When the above interview was taped in January, the actual unemployment rate was 14%. Now it's around 15.5%. And NYT financial columnist Floyd Norris takes a look at some other depressing numbers from a recent release from the Organization for Economic Cooperation and Development:
As I went over the numbers, the one that leaped out at me was that the auto manufacturing business had added 28,200 workers. Added? That sure is not the impression you’d get from the reports coming from Detroit.
It turns out those are seasonally adjusted numbers. Before seasonal adjustment, the number of auto workers fell by 8,600. I doubt the seasonal adjustment factors have much to do with current trends.
Still, it is clear that things are getting worse slowly. Fewer people are losing their jobs. But long-term unemployment is higher than ever.

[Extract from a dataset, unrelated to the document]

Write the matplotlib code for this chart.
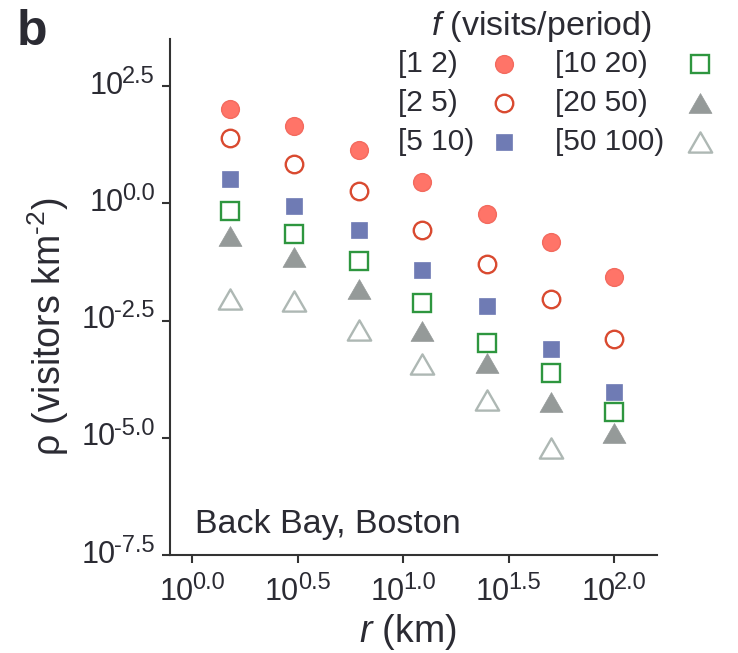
import numpy as np
import matplotlib
matplotlib.use("Agg")
import matplotlib.pyplot as plt
from matplotlib.path import Path
from matplotlib.ticker import FixedLocator, NullLocator, NullFormatter
from matplotlib.offsetbox import (TextArea, HPacker, VPacker, DrawingArea,
                                  AnnotationBbox)

plt.rcParams['font.family'] = ['Liberation Sans', 'DejaVu Sans']
plt.rcParams['mathtext.fontset'] = 'custom'
plt.rcParams['mathtext.rm'] = 'Liberation Sans'
plt.rcParams['mathtext.it'] = 'Liberation Sans:italic'
plt.rcParams['mathtext.bf'] = 'Liberation Sans:bold'

# ---------------- data ----------------
r_km = [1.51, 3.02, 6.17, 12.3, 25.1, 50.1, 100.0]
# log10 of density (visitors km^-2) per visit-frequency bin
log_rho_1_2 = [2.01, 1.65, 1.14, 0.46, -0.23, -0.83, -1.58]
log_rho_2_5 = [1.40, 0.83, 0.26, -0.56, -1.29, -2.03, -2.89]
log_rho_5_10 = [0.52, -0.06, -0.57, -1.42, -2.19, -3.10, -4.02]
log_rho_10_20 = [-0.16, -0.65, -1.22, -2.12, -2.97, -3.61, -4.46]
log_rho_20_50 = [-0.70, -1.15, -1.83, -2.72, -3.40, -4.24, -4.90]
log_rho_50_100 = [-2.04, -2.09, -2.70, -3.43, -4.19, -5.22, np.nan]
labels = ['[1 2)', '[2 5)', '[5 10)', '[10 20)', '[20 50)', '[50 100)']
x_tick_exp = [0.0, 0.5, 1.0, 1.5, 2.0]
y_tick_exp = [-7.5, -5.0, -2.5, 0.0, 2.5]

series = [log_rho_1_2, log_rho_2_5, log_rho_5_10,
          log_rho_10_20, log_rho_20_50, log_rho_50_100]

# ---------------- styles ----------------
tri = Path([(0, 0.866), (-1, -0.866), (1, -0.866), (0, 0.866)],
           [Path.MOVETO, Path.LINETO, Path.LINETO, Path.CLOSEPOLY])
styles = [
    dict(marker='o', ms=12.8, mfc='#FF7468', mec='#F36A5E', mew=1.0),
    dict(marker='o', ms=12.6, mfc='white', mec='#D94A30', mew=1.7),
    dict(marker='s', ms=12.2, mfc='#6F7BB4', mec='#6F7BB4', mew=0.5),
    dict(marker='s', ms=12.6, mfc='white', mec='#2E963F', mew=1.7),
    dict(marker=tri, ms=16.5, mfc='#959A99', mec='#959A99', mew=0.5),
    dict(marker=tri, ms=16.8, mfc='white', mec='#AEB8B4', mew=1.7),
]

text_color = '#2B2B33'
spine_color = '#333333'
tick_fs = 22
sup_fs = 17

fig = plt.figure(figsize=(7.38, 6.53), dpi=100)
ax = fig.add_axes([170 / 738, 98 / 653, 486.7 / 738, 515.7 / 653])

for vals, st in zip(series, styles):
    ax.plot(r_km, 10 ** np.array(vals), ls='none', **st)

ax.set_xscale('log')
ax.set_yscale('log')
ax.set_xlim(10 ** -0.106, 10 ** 2.203)
ax.set_ylim(10 ** -7.5, 10 ** 3.5)

ax.xaxis.set_major_locator(FixedLocator([10 ** e for e in x_tick_exp]))
ax.yaxis.set_major_locator(FixedLocator([10 ** e for e in y_tick_exp]))
ax.xaxis.set_minor_locator(NullLocator())
ax.yaxis.set_minor_locator(NullLocator())
ax.xaxis.set_major_formatter(NullFormatter())
ax.yaxis.set_major_formatter(NullFormatter())

for s in ['top', 'right']:
    ax.spines[s].set_visible(False)
for s in ['left', 'bottom']:
    ax.spines[s].set_linewidth(1.5)
    ax.spines[s].set_color(spine_color)
ax.tick_params(axis='both', which='major', length=6, width=1.5,
               color=spine_color)


def power_label(e):
    base = TextArea('10', textprops=dict(fontsize=tick_fs, color=text_color))
    base_box = VPacker(children=[DrawingArea(1, 3.5), base], pad=0, sep=0,
                       align='left')
    sup = TextArea('%.1f' % e, textprops=dict(fontsize=sup_fs, color=text_color))
    return HPacker(children=[base_box, sup], align='top', pad=0, sep=-1.0)


for e in x_tick_exp:
    ab = AnnotationBbox(power_label(e), (10 ** e, 0),
                        xycoords=('data', 'axes fraction'),
                        xybox=(0, -12.0), boxcoords='offset points',
                        box_alignment=(0.5, 1.0), frameon=False,
                        annotation_clip=False, pad=0)
    ax.add_artist(ab)

for e in y_tick_exp:
    ab = AnnotationBbox(power_label(e), (0, 10 ** e),
                        xycoords=('axes fraction', 'data'),
                        xybox=(-11.0, 2.0), boxcoords='offset points',
                        box_alignment=(1.0, 0.5), frameon=False,
                        annotation_clip=False, pad=0)
    ax.add_artist(ab)

# axis labels
ax.text(-0.251, 0.442, 'ρ (visitors km$^{\u2010 2}$)', rotation=90,
        ha='center', va='center', transform=ax.transAxes, fontsize=27,
        color=text_color)
ax.text(0.489, -0.149, '$r$ (km)', ha='center', va='center',
        transform=ax.transAxes, fontsize=27, color=text_color)

# annotation
ax.text(0.0514, 0.0427, 'Back Bay, Boston', ha='left', va='baseline',
        transform=ax.transAxes, fontsize=24.5, color=text_color)

# panel letter
fig.text(0.022, 1 - 45 / 653, 'b', fontsize=36, fontweight='bold',
         ha='left', va='baseline', color=text_color)

# manual legend (text left, marker right)
ax.text(0.764, 1.025, '$f$ (visits/period)', ha='center', va='center',
        transform=ax.transAxes, fontsize=24.5, color=text_color)
row_y = [0.953, 0.877, 0.800]
col_text_x = [0.4685, 0.791]
col_mark_x = [0.687, 1.089]
for i, (lab, st) in enumerate(zip(labels, styles)):
    c, r = divmod(i, 3)
    ax.text(col_text_x[c], row_y[r], lab, ha='left', va='center',
            transform=ax.transAxes, fontsize=21.5, color=text_color)
    ax.plot([col_mark_x[c]], [row_y[r]], transform=ax.transAxes,
            clip_on=False, ls='none', **st)

fig.savefig('out.png', dpi=100)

The number of unemployed people who have been unemployed for 14 weeks or less was 6.79 million in July, the lowest figure for that group since December. But the number unemployed for 15 weeks or more was 7.88 million, up 74 percent since December and the highest figure ever.
For the first time ever — or at least since the government started counting the figures in 1948 — more than a third of the unemployed have been out of work for at least 27 weeks. The average unemployed person had been jobless for less than 20 weeks at the end of last year. Now the figure is over 25 weeks.
Is it good news that fewer people are losing their jobs? Yes. Is it bad news that the number of long-term unemployed is rising? Yes.
This week, I realized it was the one-year anniversary of my layoff. Yikes.